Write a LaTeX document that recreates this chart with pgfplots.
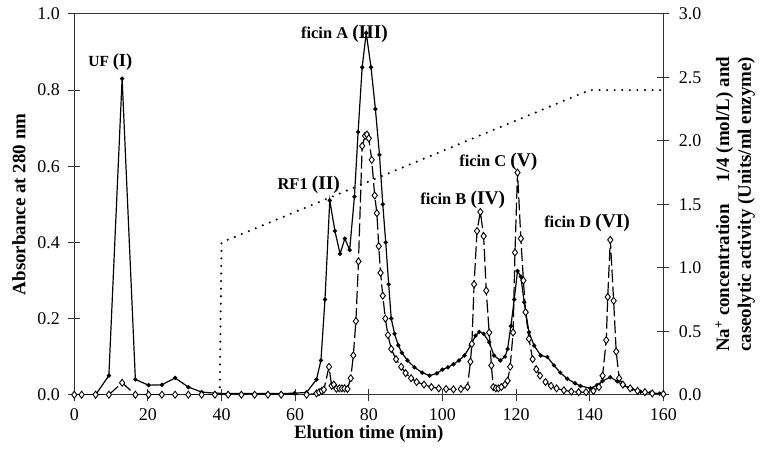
\documentclass[border=0pt]{standalone}
\usepackage{fontspec}
\setmainfont{Liberation Serif}
\usepackage{pgfplots}
\pgfplotsset{compat=1.18}
\newlength\rlw
\begin{document}
\settowidth\rlw{\fontsize{19}{22}\selectfont\bfseries caseolytic activity (Units/ml enzyme)}
\begin{tikzpicture}
\path[use as bounding box] (-72pt,-64pt) rectangle (690pt,396pt);
\pgfplotsset{
  common/.style={
    width=591pt, height=382pt, scale only axis,
    xmin=0, xmax=160,
    tick align=center, major tick length=12pt,
    axis line style={draw=black!80, line width=1.1pt},
    every tick/.style={black!80, line width=1.1pt},
    tick label style={font=\fontsize{18}{20}\selectfont},
    /pgf/number format/assume math mode=true,
  }
}
\begin{axis}[common,
  ymin=0, ymax=1,
  xtick={0,20,...,160}, ytick={0,0.2,0.4,0.6,0.8,1.0},
  xtick pos=bottom, ytick pos=left,
  xticklabel style={yshift=-4.5pt},
  yticklabel style={xshift=-5pt, /pgf/number format/fixed, /pgf/number format/fixed zerofill, /pgf/number format/precision=1},
  xlabel={Elution time (min)},
  xlabel style={font=\fontsize{19}{22}\selectfont\bfseries, at={(axis description cs:0.5,-0.104)}, anchor=center},
  ylabel={Absorbance at 280 nm},
  ylabel style={font=\fontsize{19}{22}\selectfont\bfseries, at={(axis description cs:-0.094,0.5)}, anchor=center},
]
\addplot[black, line width=1.2pt, mark=*, mark size=1.5pt] coordinates {
(0,0)(2,0)(5.8,0)(9.4,0.05)(13,0.83)(16.6,0.04)(20.2,0.025)(23.8,0.026)(27.4,0.044)(31,0.02)(34.6,0.007)(38.2,0.004)(41.8,0.003)(45.4,0.003)(49,0.003)(52.6,0.003)(56.2,0.003)(59.8,0.004)(63.1,0.006)
(65.8,0.04)(67.0,0.09)(68.1,0.25)(69.4,0.51)(70.8,0.43)(72.2,0.37)(73.5,0.41)(74.8,0.38)(76.1,0.52)(77.1,0.69)(78.2,0.86)(79.3,0.95)(80.6,0.86)(81.8,0.75)(82.9,0.63)(83.8,0.50)(84.6,0.40)(85.4,0.29)(86.1,0.20)(87.0,0.16)(88.0,0.13)(89.0,0.11)(90.5,0.09)(92.4,0.072)(94.5,0.058)(96.5,0.05)(98.5,0.056)(100,0.066)(101.5,0.072)(103,0.08)(104.5,0.09)(106,0.103)(107.7,0.13)(109,0.155)(110,0.165)(111.2,0.16)(112.7,0.138)(114,0.103)(115.7,0.09)(117,0.1)(117.7,0.12)(118.6,0.18)(119.5,0.25)(120.4,0.325)(121.3,0.31)(122.2,0.243)(123.5,0.164)(124.9,0.129)(126.7,0.103)(128.5,0.099)(130.3,0.077)(132,0.058)(133.9,0.042)(136,0.03)(137.5,0.023)(140.2,0.017)(142,0.025)(143.5,0.036)(145.6,0.046)(147.5,0.035)(149.2,0.024)(151.5,0.015)(153.8,0.008)(156.5,0.005)(159,0.003)(160,0.002)
};
\node[anchor=base, font=\fontsize{15.5}{18}\selectfont\bfseries] at (axis cs:9.8,0.861) {UF {\fontsize{18.5}{20}\selectfont(I)}};
\node[anchor=base, font=\fontsize{16.5}{18}\selectfont\bfseries] at (axis cs:73.4,0.936) {ficin A {\fontsize{19.5}{20}\selectfont(III)}};
\node[anchor=base, font=\fontsize{16.5}{18}\selectfont\bfseries] at (axis cs:63.7,0.539) {RF1 {\fontsize{19.5}{20}\selectfont(II)}};
\node[anchor=base, font=\fontsize{16.5}{18}\selectfont\bfseries] at (axis cs:105.5,0.5) {ficin B {\fontsize{19.5}{20}\selectfont(IV)}};
\node[anchor=base, font=\fontsize{16.5}{18}\selectfont\bfseries] at (axis cs:115.2,0.599) {ficin C {\fontsize{19.5}{20}\selectfont(V)}};
\node[anchor=base, font=\fontsize{16.5}{18}\selectfont\bfseries] at (axis cs:139.3,0.44) {ficin D {\fontsize{19.5}{20}\selectfont(VI)}};
\end{axis}
\begin{axis}[common,
  ymin=0, ymax=3,
  ytick={0,0.5,...,3},
  axis y line*=right, axis x line=none,
  yticklabel style={xshift=6pt, /pgf/number format/fixed, /pgf/number format/fixed zerofill, /pgf/number format/precision=1},
  ylabel={\makebox[\rlw]{Na\textsuperscript{+} concentration\hfill 1/4 (mol/L) and}\\caseolytic activity (Units/ml enzyme)},
  ylabel style={font=\fontsize{19}{22}\selectfont\bfseries, at={(axis description cs:1.122,0.5)}, anchor=center, align=center},
]
\addplot[black, line width=2.3pt, line cap=round, dash pattern=on 0pt off 7.6pt] coordinates {(39.5,0)(40,1.2)(140,2.4)(160,2.4)};
\addplot[black, line width=1.2pt, dash pattern=on 13pt off 4pt, mark=diamond*, mark size=3.5pt, mark options={solid, fill=white, draw=black, line width=0.9pt}] coordinates {
(0,0)(2,0)(5.8,0)(9.4,0)(13,0.094)(16.6,0)(20.2,0)(23.8,0)(27.4,0)(31,0)(34.6,0)(38.2,0)(41.8,0)(45.4,0)(49,0)(52.6,0)(56.2,0)(63.1,0)
(65.8,0.01)(66.5,0.02)(67.2,0.03)(67.8,0.04)(69.2,0.22)(69.9,0.07)(70.5,0.08)(71.2,0.047)(72,0.05)(72.7,0.05)(73.4,0.05)(74.2,0.045)(75.1,0.13)(75.8,0.31)(76.5,0.58)(77.2,1.05)(78.2,1.96)(79.0,2.04)(79.5,2.05)(80.0,2.02)(80.8,1.85)(81.6,1.57)(82.2,1.43)(82.7,1.17)(83.2,0.96)(83.8,0.78)(84.5,0.6)(85.2,0.47)(86.1,0.36)(87.4,0.28)(88.8,0.22)(90,0.17)(91.5,0.13)(93,0.1)(95,0.08)(97,0.06)(99,0.05)(101,0.045)(103,0.042)(105,0.045)(106.8,0.06)
(107.6,0.26)(108.0,0.40)(108.6,0.87)(109.4,1.29)(110.3,1.44)(111.2,1.25)(111.9,0.82)(112.7,0.49)(113.3,0.23)(113.8,0.06)(114.5,0.05)(115.2,0.05)(116,0.06)(117,0.08)(117.7,0.11)(118.4,0.22)(119.2,0.49)(119.7,1.12)(120.4,1.75)(121.3,1.23)(122.0,0.90)(122.6,0.65)(123.5,0.44)(124.5,0.28)(125.5,0.2)(126.5,0.15)(128,0.1)(129.5,0.07)(131,0.05)(133,0.035)(135,0.025)(137,0.02)(139,0.02)(141,0.03)(142.5,0.06)(143.5,0.15)(144.5,0.43)(144.9,0.77)(145.6,1.22)(146.5,0.74)(147.2,0.34)(148,0.13)(149,0.08)(151,0.05)(153,0.03)(155,0.02)(157,0.01)(160,0.005)
};
\end{axis}
\end{tikzpicture}
\end{document}
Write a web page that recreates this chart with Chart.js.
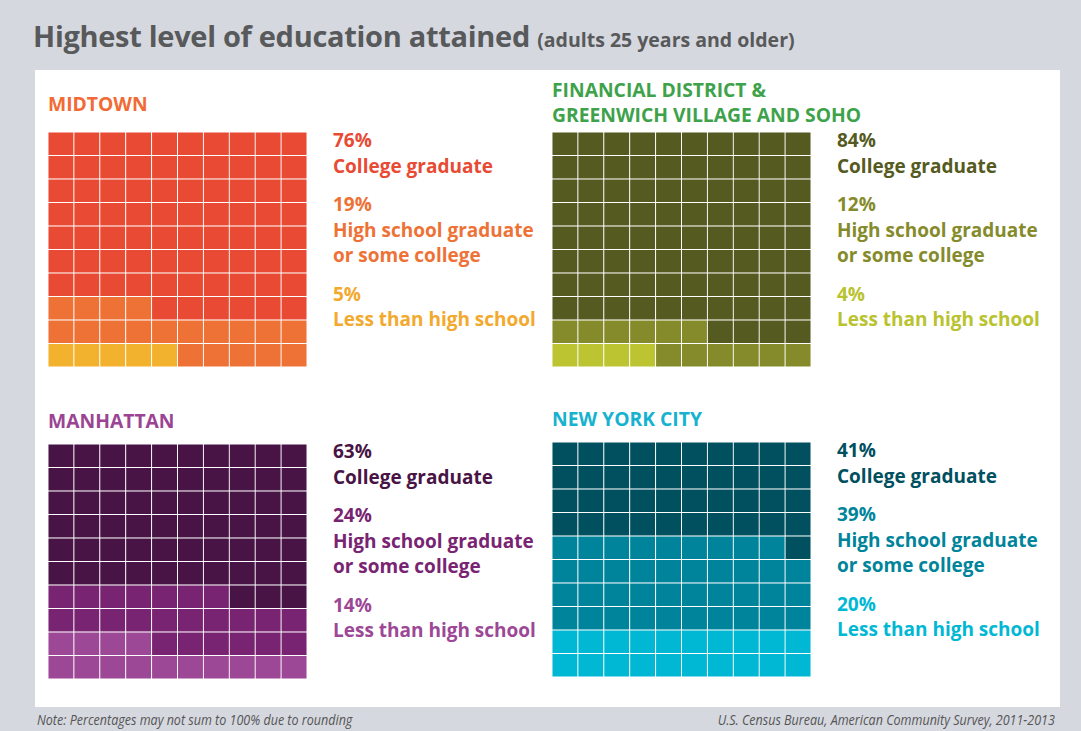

:::

SHORT TASK ▸
Copy out each line of the material that holds the word "this".

FINAL RESULT ▸
Write a LaTeX document that recreates this chart with pgfplots.
Write a web page that recreates this chart with Chart.js.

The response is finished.